## PROMPT
Lines holding the string "draw" are the ones to copy from this listing.

## DATA PROVIDED
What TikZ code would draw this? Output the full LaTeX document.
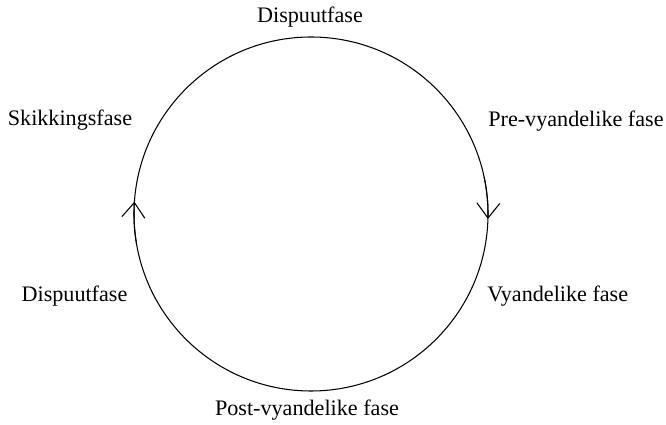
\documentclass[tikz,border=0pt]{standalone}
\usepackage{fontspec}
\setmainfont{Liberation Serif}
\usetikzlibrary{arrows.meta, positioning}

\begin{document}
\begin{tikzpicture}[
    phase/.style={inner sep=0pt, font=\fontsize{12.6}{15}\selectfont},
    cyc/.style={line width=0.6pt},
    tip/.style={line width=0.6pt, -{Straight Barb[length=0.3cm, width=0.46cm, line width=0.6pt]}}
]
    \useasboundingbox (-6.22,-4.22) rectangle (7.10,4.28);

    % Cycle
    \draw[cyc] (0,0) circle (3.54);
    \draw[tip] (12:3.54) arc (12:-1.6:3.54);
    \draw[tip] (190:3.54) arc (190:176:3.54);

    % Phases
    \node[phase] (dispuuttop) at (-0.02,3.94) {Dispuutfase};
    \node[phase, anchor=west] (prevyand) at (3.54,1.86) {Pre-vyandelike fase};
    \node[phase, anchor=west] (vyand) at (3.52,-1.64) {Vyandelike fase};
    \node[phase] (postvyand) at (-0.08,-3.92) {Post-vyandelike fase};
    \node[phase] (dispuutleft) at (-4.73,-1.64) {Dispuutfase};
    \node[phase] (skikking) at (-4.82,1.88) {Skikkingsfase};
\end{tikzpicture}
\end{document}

## THE COMPLETED TASK
What TikZ code would draw this? Output the full LaTeX document.
    \draw[cyc] (0,0) circle (3.54);
    \draw[tip] (12:3.54) arc (12:-1.6:3.54);
    \draw[tip] (190:3.54) arc (190:176:3.54);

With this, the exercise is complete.